Are we more divided? The media keeps telling us how we are such a divided nation. We are certainly just as political. Part of Steinbeck’s journey took him back to his hometown of Monterey, California, where he had time to spend with his sisters. This was against the backdrop of the upcoming presidential election, pitting Kennedy against Nixon.

Civil war is supposed to be the bitterest of wars, and surely family politics are the most vehement and venomous. I can discuss politics coldly and analytically with strangers. That was nor possible with my sisters. We ended each session panting and spent with rage. On no point was there any compromise. No quarter was asked or given.

Each evening we promised, “Let’s just be friendly and loving. No politics tonight.” And ten minutes later we would be screaming at each other. “John Kennedy was a so and so …”

“Well, if that’s your attitude, how can you reconcile Dick Nixon?”

“You talk like a Communist.”

“Well you sound suspiciously like Genghis Khan.”

It was awful. A stranger hearing us would have called the police to prevent bloodshed. And I don’t think we were the only ones. I believe this was going on all over the country.”

What are Americans like today? Are we better or worse than in 1960?

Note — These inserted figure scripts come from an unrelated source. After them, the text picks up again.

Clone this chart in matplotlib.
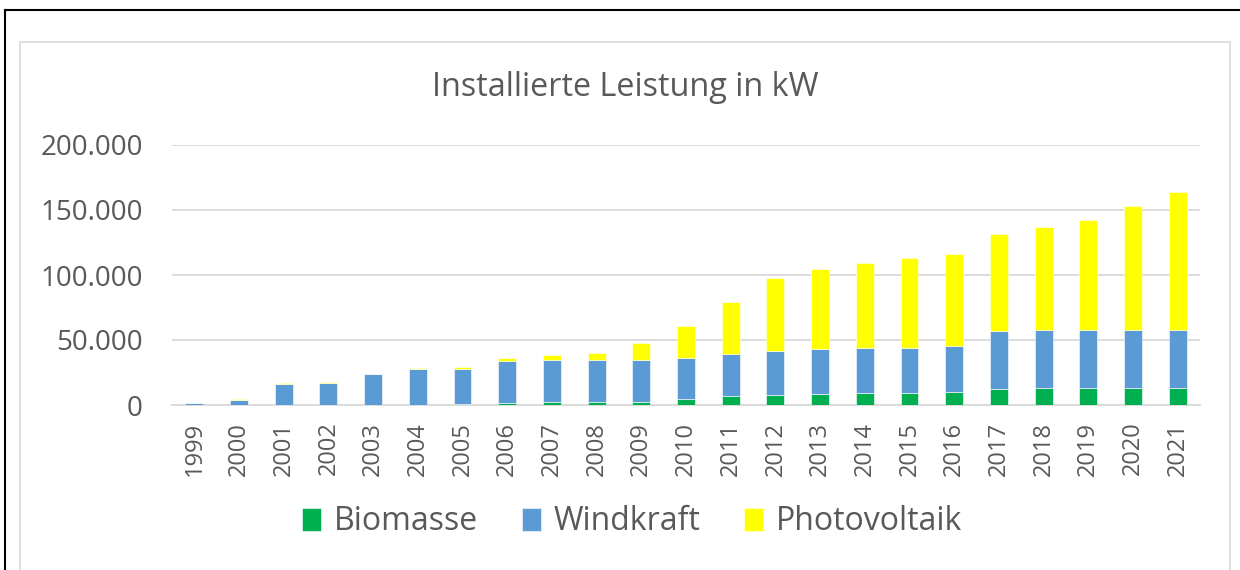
#!/usr/bin/env python3

import matplotlib
matplotlib.use('Agg')
import matplotlib.pyplot as plt
from matplotlib.lines import Line2D
from matplotlib.patches import Rectangle
from matplotlib.ticker import FuncFormatter
import numpy as np

years = ['1999', '2000', '2001', '2002', '2003', '2004', '2005', '2006',
         '2007', '2008', '2009', '2010', '2011', '2012', '2013', '2014',
         '2015', '2016', '2017', '2018', '2019', '2020', '2021']

biomasse = [0, 0, 0, 0, 0, 0, 800, 1800, 2600, 2600, 2600, 4400, 6700,
            7400, 8200, 9500, 9500, 10300, 12600, 13300, 13300, 13300, 13300]

windkraft = [1200, 4000, 16500, 17300, 23500, 27400, 27100, 32300, 32200,
             32200, 32200, 32000, 32800, 34400, 34600, 34300, 34300, 35100,
             44100, 44200, 44200, 44200, 44400]

photovoltaik = [300, 400, 400, 400, 300, 1300, 1300, 2300, 3400, 5200,
                12900, 24600, 40000, 55900, 62000, 65700, 69300, 71000,
                74600, 79400, 84800, 95800, 106100]

yticks = [0, 50000, 100000, 150000, 200000]

text_color = '#595959'
grid_color = '#D9D9D9'
bio_color = '#00B050'
wind_color = '#5B9BD5'
pv_color = '#FFFF00'

plt.rcParams['font.family'] = ['Open Sans', 'DejaVu Sans']

W, H = 1240, 570
fig = plt.figure(figsize=(W / 100, H / 100), dpi=100)

# outer black frame (top + left) and grey chart frame
fig.add_artist(Line2D([5 / W, 1], [1 - 9.5 / H, 1 - 9.5 / H], transform=fig.transFigure,
                      color='black', lw=1.5))
fig.add_artist(Line2D([5 / W, 5 / W], [0, 1 - 9.5 / H], transform=fig.transFigure,
                      color='black', lw=1.5))
fig.add_artist(Rectangle((20 / W, -0.05), 1210 / W, 1.05 - 42 / H, transform=fig.transFigure,
                         fill=False, edgecolor=grid_color, lw=1.2))

ax = fig.add_axes([172 / W, (H - 405) / H, 1028 / W, 260 / H])

x = np.arange(len(years))
bio = np.array(biomasse)
wind = np.array(windkraft)
pv = np.array(photovoltaik)
w = 0.4

ax.bar(x, bio, width=w, color=bio_color, edgecolor='white', linewidth=0.4,
       label='Biomasse', zorder=3)
ax.bar(x, wind, width=w, bottom=bio, color=wind_color, edgecolor='white', linewidth=0.4,
       label='Windkraft', zorder=3)
ax.bar(x, pv, width=w, bottom=bio + wind, color=pv_color, edgecolor='white', linewidth=0.4,
       label='Photovoltaik', zorder=3)

ax.set_xlim(-0.5, len(years) - 0.5)
ax.set_ylim(0, 200000)
ax.set_yticks(yticks)
ax.yaxis.set_major_formatter(FuncFormatter(lambda v, p: '{:,.0f}'.format(v).replace(',', '.')))
ax.set_xticks(x)
ax.set_xticklabels(years, rotation=90)

ax.grid(axis='y', color=grid_color, lw=1.3, zorder=0)
for s in ['top', 'right', 'left']:
    ax.spines[s].set_visible(False)
ax.spines['bottom'].set_color(grid_color)
ax.spines['bottom'].set_linewidth(1.3)
ax.tick_params(axis='y', length=0, pad=21, labelsize=20, labelcolor=text_color)
ax.tick_params(axis='x', length=0, pad=12, labelsize=17, labelcolor=text_color)

fig.text(625 / W, 1 - 87 / H, 'Installierte Leistung in kW', ha='center', va='center',
         fontsize=23.3, color=text_color)

leg = fig.legend(loc='center', bbox_to_anchor=(632 / W, 1 - 522 / H), ncol=3, frameon=False,
                 fontsize=23, handlelength=0.6, handleheight=0.7, handletextpad=0.4,
                 columnspacing=1.37)
for t in leg.get_texts():
    t.set_color(text_color)

plt.savefig('out.png', dpi=100)
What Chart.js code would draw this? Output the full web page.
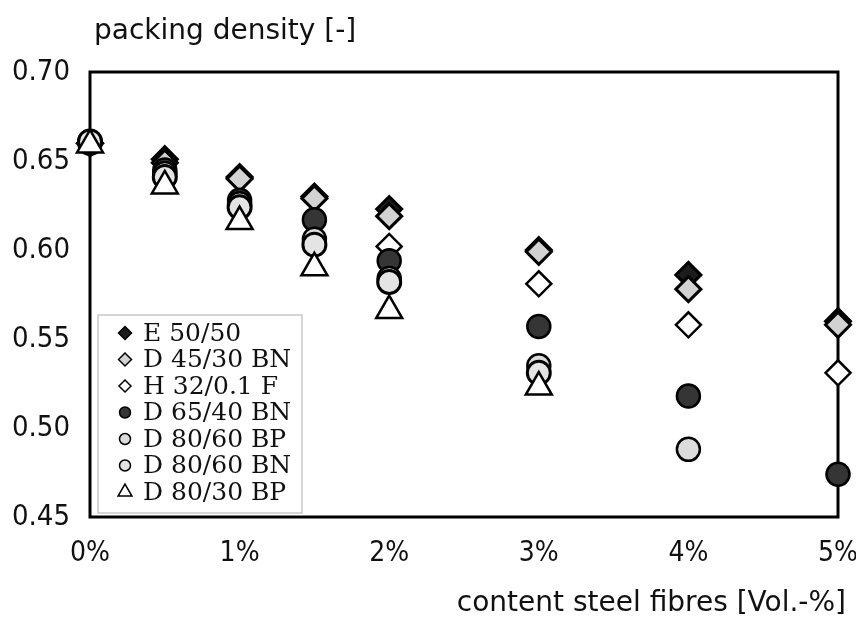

I believe the answer is a resounding, yes! We are better and worse than in 1960. Part of Steinbeck’s lap of America took him through the deep south at the beginnings of the civil rights movement. Many of those affairs make the recent Charlottesville events look like a Sunday School picnic. We have made a lot of progress since then. We are not perfect, but we are certainly moving in the right direction.

As a race, we humans are fundamentally flawed. We will never be perfect, hate will always be a force to be reckoned with. It won’t matter who we elect or what laws we pass, utopia will never be achieved.

But for tonight,  I’m just a guy sitting on his front porch on a Labor Day weekend with his dog and I’m okay with that.